> _Your instructions_
Starting at the first line of the listing below, repeat each line exactly until the line containing "import seaborn as sns", which you include. Leave out pictures.
* START Data section *
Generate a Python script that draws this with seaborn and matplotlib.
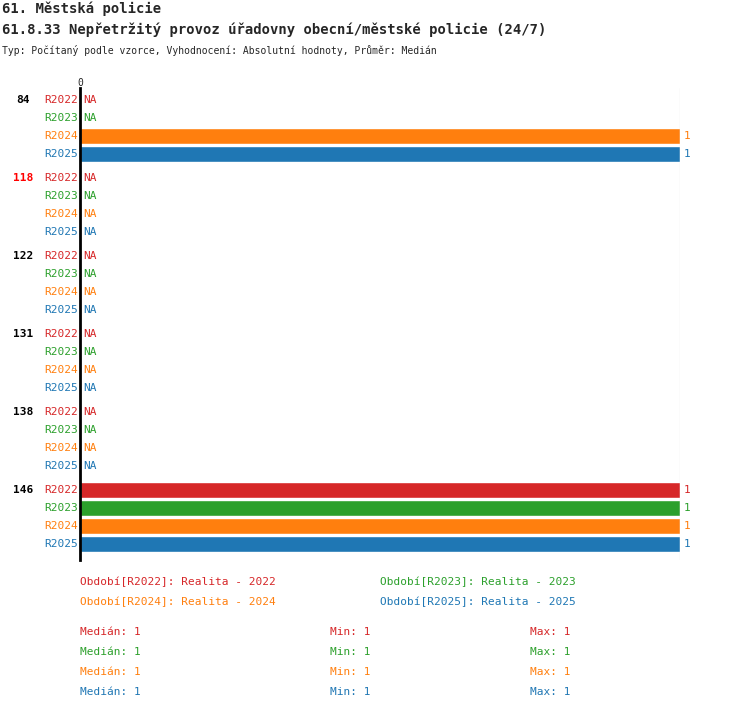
import numpy as np
import pandas as pd
import matplotlib
matplotlib.use("Agg")
import matplotlib.pyplot as plt
import seaborn as sns

groups = ["84", "118", "122", "131", "138", "146"]
group_colors = ["black", "red", "black", "black", "black", "black"]
series = ["R2022", "R2023", "R2024", "R2025"]
colors = ["#d62728", "#2ca02c", "#ff7f0e", "#1f77b4"]
values = {
    "84":  [np.nan, np.nan, 1, 1],
    "118": [np.nan, np.nan, np.nan, np.nan],
    "122": [np.nan, np.nan, np.nan, np.nan],
    "131": [np.nan, np.nan, np.nan, np.nan],
    "138": [np.nan, np.nan, np.nan, np.nan],
    "146": [1, 1, 1, 1],
}

rows = []
for gi, g in enumerate(groups):
    for si, s in enumerate(series):
        rows.append(dict(group=g, series=s, pos=gi * (4 + 1/3) + si, value=values[g][si]))
df = pd.DataFrame(rows)

sns.set_style("white")
plt.rcParams['font.family'] = ['DejaVu Sans Mono']
fig = plt.figure(figsize=(7.5, 7.1), dpi=100)
ax = fig.add_axes([80/750, 150/710, 600/750, 472/710])
sns.barplot(data=df.dropna(), x="value", y="pos", hue="series", palette=dict(zip(series, colors)),
            orient="h", native_scale=True, width=0.9, dodge=False, legend=False, ax=ax, saturation=1)
ax.set_xlim(0, 1)
ax.set_ylim(df.pos.max() + 0.889, -0.667)
for sp in ["top", "right", "bottom"]:
    ax.spines[sp].set_visible(False)
ax.spines["left"].set_linewidth(2)
ax.spines["left"].set_color("black")
ax.axvline(1, color="#bbbbbb", lw=0.8)
ax.set_xticks([]); ax.set_yticks([])
ax.set_xlabel(""); ax.set_ylabel("")
fs = 8
for _, r in df.iterrows():
    c = colors[series.index(r.series)]
    ax.text(-0.004, r.pos, r.series, color=c, ha="right", va="center", fontsize=fs)
    if np.isnan(r.value):
        ax.text(0.006, r.pos, "NA", color=c, ha="left", va="center", fontsize=fs)
    else:
        ax.text(r.value + 0.006, r.pos, f"{r.value:g}", color=c, ha="left", va="center", fontsize=fs)
for gi, g in enumerate(groups):
    ax.text(-0.095, gi * (4 + 1/3), g, color=group_colors[gi], ha="center", va="center",
            fontsize=fs, fontweight="bold")
ax.text(0, -0.667, "0", ha="center", va="bottom", fontsize=7)

def ft(x, y, s, **kw):
    fig.text(x/750, 1 - y/710, s, va="center", **kw)
ft(2, 9, "61. Městská policie", fontsize=10, fontweight="bold")
ft(2, 30, "61.8.33 Nepřetržitý provoz úřadovny obecní/městské policie (24/7)", fontsize=10, fontweight="bold")
ft(2, 50, "Typ: Počítaný podle vzorce, Vyhodnocení: Absolutní hodnoty, Průměr: Medián", fontsize=7)
ft(80, 582, "Období[R2022]: Realita - 2022", color=colors[0], fontsize=fs)
ft(380, 582, "Období[R2023]: Realita - 2023", color=colors[1], fontsize=fs)
ft(80, 602, "Období[R2024]: Realita - 2024", color=colors[2], fontsize=fs)
ft(380, 602, "Období[R2025]: Realita - 2025", color=colors[3], fontsize=fs)
for i, c in enumerate(colors):
    y = 632 + 20 * i
    ft(80, y, "Medián: 1", color=c, fontsize=fs)
    ft(330, y, "Min: 1", color=c, fontsize=fs)
    ft(530, y, "Max: 1", color=c, fontsize=fs)
fig.savefig("out.png", dpi=100)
* END Data section *
> _Solution to this exercise_
Generate a Python script that draws this with seaborn and matplotlib.
import numpy as np
import pandas as pd
import matplotlib
matplotlib.use("Agg")
import matplotlib.pyplot as plt
import seaborn as sns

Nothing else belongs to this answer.